How to 10x an acquisition

How to 10x an acquisition

I'm going to break down how we more than 10x-ed ScreenshotAPI and why this acquisition worked when others didn't. Not everything here is generalizable, but I'll pull out what worked well from our first interactions with the seller to the deal closing a few weeks ago.

Sticky Product: Developer tools are inherently sticky. If you solve something meaningfully hard and a dev picks your tool, they're not switching unless they absolutely have to. Devs don’t like touching things that work, especially in larger companies where risk and change are avoided like the plague.

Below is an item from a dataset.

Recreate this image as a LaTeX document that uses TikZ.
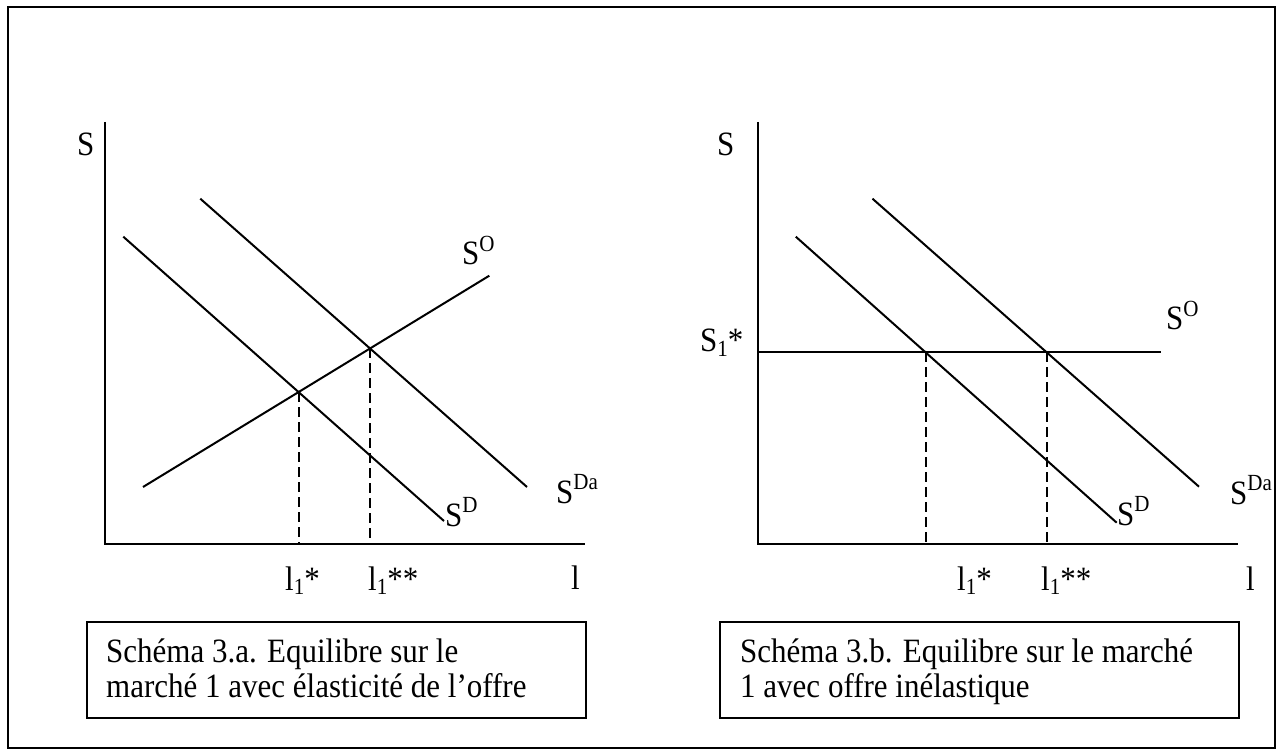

Relatively Low Churn: ScreenshotAPI had churn under 10% for most of its life—sometimes dipping to 6% and other months spiking to 20%. But here's the thing: churn stats can be misleading. We saw a pattern where users would leave after a project ended, only to come back months later for the next project. It wasn't lost business; it was cyclical. That's a big difference when you're assessing the health of a business.

Broad Need / Almost a Commodity: Screenshots are almost a commodity—cheap and easy to implement with a basic browser for most cases. Our customers came to us for that tricky last 30% where things got annoying: proxies, long pages, scaling issues. When you’re taking 1M screenshots a month, spinning up the infrastructure is a pain, and it’s not exactly cheap. Plus, lots of junior devs don’t want to touch servers (hence the rise of Heroku, Vercel, etc.).

Straightforward Name: The domain name said it all: ScreenshotAPI. This wasn't just good for SEO—it was a magnet for high-quality traffic. Developers knew what they were getting into. If your product’s name spells out what it does, you’re already winning half the battle. It’s a hack for both SEO and targeting high-intent users.

Smart Pricing: Usage-based pricing is in vogue, but we had this nailed from the start. Our two-pronged approach—regular plans plus overage charges—meant cash collections often outpaced MRR. When a user hit overage limits, it wasn’t just a one-time upsell; it was a chance to lock in more recurring revenue. We’d say, “Hey, you blew past your 10k screenshots, how about a 30k plan and we’ll waive that overage?” It worked like a charm every time.

Patience Pays Off: We held ScreenshotAPI for three years. Growth was steady, not explosive. But sometimes the best moves are just letting things run and not messing with success. We waited, and it paid off.

I ended with this one on purpose. People always ask what our growth strategy is, our playbook, etc, etc. The real answer is, if you buy a good asset, keep doing the stuff that's already working. Do more of it. Try to do it better. And then let time and the compounding nature of low churn saas do it's thing!